TO BE DONE: Of the lines in the listing below, how many hold "this"? Answer with the number only.
+---+
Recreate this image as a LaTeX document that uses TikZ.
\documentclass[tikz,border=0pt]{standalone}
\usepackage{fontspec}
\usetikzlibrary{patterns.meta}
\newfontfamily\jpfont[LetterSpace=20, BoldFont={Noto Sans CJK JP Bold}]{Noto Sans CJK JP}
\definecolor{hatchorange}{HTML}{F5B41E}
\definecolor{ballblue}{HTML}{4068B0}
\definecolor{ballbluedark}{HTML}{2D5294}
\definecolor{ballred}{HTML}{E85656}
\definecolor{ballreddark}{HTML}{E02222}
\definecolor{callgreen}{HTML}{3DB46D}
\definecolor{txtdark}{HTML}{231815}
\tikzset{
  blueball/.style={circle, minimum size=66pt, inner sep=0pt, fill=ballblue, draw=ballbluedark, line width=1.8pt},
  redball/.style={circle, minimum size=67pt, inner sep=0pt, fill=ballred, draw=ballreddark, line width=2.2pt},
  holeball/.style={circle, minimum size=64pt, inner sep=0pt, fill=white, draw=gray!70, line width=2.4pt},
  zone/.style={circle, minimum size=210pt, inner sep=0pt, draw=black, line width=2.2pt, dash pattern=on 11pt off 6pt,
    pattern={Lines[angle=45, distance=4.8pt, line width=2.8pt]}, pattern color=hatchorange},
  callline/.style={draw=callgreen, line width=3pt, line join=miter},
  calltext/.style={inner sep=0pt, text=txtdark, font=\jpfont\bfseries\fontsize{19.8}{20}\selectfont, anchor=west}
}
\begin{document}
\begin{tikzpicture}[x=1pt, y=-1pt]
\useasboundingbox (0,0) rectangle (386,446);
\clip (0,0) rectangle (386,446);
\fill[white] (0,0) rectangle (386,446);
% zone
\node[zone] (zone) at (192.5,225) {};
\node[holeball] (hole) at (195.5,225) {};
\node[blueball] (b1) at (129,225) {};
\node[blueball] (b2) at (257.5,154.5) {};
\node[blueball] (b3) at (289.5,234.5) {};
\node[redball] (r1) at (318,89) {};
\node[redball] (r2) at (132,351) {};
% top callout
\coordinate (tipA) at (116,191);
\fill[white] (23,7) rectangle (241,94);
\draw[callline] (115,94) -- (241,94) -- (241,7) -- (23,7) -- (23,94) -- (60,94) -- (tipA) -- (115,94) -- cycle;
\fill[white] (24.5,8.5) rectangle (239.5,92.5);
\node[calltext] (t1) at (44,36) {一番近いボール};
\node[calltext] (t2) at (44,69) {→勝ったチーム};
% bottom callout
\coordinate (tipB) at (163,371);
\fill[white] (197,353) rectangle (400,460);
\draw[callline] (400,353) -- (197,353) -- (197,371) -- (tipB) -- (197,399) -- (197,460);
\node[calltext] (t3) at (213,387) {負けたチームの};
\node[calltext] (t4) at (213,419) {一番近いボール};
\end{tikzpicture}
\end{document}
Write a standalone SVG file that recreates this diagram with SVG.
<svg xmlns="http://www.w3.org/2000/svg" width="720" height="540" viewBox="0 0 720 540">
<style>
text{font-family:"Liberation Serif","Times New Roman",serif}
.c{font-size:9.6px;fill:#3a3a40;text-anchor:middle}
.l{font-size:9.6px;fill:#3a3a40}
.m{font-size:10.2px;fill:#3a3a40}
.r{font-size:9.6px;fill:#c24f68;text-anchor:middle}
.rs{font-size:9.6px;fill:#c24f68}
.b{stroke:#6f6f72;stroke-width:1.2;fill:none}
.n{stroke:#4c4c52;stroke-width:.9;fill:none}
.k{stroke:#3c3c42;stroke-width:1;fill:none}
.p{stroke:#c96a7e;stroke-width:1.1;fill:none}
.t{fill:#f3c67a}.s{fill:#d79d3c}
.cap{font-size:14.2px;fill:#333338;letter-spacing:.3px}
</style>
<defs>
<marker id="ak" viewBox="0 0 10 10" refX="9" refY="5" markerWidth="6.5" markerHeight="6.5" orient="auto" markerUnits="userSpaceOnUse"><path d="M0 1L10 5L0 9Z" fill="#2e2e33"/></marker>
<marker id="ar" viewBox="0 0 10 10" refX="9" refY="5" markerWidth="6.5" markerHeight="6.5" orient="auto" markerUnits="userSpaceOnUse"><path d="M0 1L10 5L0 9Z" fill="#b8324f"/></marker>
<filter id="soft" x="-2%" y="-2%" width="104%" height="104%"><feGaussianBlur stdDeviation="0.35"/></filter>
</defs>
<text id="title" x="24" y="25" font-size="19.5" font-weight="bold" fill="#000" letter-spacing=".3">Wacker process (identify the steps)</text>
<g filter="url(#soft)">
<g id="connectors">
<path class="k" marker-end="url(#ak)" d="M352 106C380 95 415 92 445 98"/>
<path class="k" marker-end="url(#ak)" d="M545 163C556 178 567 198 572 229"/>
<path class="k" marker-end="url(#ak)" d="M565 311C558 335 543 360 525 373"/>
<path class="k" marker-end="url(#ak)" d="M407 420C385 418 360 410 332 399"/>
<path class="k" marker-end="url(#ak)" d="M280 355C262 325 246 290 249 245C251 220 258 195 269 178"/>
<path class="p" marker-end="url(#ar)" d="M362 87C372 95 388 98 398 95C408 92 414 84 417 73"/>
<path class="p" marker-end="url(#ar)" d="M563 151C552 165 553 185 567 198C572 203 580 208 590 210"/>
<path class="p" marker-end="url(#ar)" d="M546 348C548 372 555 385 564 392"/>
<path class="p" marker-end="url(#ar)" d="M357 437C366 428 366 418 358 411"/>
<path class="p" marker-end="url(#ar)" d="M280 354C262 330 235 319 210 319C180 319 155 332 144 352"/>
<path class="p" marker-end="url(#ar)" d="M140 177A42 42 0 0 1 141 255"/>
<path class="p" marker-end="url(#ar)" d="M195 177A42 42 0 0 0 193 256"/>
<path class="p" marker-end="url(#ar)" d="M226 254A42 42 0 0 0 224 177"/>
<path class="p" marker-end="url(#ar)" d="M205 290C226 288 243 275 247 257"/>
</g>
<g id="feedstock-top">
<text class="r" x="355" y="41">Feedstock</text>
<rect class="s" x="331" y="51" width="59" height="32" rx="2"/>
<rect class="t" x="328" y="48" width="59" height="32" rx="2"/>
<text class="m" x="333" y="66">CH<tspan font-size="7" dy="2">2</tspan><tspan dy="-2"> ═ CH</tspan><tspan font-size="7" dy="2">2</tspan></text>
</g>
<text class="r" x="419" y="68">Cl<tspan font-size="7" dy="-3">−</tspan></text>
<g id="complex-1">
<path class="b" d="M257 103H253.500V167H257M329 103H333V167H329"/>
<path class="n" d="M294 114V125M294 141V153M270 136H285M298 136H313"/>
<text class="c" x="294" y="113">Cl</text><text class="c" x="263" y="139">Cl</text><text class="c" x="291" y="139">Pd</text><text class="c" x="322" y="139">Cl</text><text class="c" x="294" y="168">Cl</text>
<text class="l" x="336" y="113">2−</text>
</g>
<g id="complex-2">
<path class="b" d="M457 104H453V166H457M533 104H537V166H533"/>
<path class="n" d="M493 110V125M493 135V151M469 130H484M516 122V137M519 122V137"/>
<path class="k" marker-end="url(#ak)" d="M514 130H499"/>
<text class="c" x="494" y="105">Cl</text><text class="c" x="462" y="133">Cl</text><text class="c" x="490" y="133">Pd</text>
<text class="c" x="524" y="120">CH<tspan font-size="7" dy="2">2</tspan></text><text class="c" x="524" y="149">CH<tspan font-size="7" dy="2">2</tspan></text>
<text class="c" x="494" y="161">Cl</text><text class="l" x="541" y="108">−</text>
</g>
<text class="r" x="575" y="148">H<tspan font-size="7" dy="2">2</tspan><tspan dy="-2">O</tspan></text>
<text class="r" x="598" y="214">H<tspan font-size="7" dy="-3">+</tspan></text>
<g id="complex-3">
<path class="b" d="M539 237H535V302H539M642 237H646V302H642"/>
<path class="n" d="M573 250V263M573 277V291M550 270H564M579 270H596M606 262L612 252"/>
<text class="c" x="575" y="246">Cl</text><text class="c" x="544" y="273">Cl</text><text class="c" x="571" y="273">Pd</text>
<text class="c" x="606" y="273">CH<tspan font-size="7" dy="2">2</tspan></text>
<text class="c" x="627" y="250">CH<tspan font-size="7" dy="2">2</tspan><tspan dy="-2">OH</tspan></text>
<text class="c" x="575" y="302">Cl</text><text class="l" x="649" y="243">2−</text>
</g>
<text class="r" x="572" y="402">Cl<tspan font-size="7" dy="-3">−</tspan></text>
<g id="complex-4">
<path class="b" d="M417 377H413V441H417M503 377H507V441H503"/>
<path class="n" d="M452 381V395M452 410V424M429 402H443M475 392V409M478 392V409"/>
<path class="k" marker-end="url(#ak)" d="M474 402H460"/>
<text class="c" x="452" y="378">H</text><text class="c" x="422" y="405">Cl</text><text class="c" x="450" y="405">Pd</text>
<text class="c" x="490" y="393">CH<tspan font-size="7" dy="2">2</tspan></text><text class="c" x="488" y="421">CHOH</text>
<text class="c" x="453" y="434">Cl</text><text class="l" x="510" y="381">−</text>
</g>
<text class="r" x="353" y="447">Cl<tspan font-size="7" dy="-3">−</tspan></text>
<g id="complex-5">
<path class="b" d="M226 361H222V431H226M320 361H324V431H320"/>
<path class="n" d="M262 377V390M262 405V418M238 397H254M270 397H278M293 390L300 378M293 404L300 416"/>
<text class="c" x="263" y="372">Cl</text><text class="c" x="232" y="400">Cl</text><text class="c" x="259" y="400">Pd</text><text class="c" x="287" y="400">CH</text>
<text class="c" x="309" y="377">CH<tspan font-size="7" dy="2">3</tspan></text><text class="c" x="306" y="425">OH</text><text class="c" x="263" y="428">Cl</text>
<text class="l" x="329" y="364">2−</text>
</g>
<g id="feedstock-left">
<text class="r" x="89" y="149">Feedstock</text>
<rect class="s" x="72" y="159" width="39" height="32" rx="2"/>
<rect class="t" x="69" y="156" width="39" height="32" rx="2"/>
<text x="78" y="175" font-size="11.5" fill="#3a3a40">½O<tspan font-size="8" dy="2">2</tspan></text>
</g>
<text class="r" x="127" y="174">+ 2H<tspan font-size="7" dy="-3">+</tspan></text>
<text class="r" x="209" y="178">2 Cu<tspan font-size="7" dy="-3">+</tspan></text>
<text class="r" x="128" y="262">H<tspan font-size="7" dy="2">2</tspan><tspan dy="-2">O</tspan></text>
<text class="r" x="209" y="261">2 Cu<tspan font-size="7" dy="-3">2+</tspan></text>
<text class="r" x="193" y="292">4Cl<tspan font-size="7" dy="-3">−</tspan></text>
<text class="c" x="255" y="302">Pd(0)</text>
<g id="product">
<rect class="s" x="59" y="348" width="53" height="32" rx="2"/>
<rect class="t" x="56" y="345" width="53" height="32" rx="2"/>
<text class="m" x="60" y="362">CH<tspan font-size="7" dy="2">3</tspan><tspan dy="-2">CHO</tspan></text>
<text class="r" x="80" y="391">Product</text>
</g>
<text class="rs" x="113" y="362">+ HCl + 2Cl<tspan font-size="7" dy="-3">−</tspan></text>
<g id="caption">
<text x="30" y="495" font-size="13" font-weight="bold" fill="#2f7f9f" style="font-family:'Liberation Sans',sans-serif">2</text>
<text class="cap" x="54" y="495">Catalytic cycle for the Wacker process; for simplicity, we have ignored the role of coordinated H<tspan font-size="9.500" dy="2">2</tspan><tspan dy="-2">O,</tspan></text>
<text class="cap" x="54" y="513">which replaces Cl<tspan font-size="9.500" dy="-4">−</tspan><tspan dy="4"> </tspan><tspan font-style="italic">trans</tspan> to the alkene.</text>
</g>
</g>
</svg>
+---+
THE RESPONSE: 2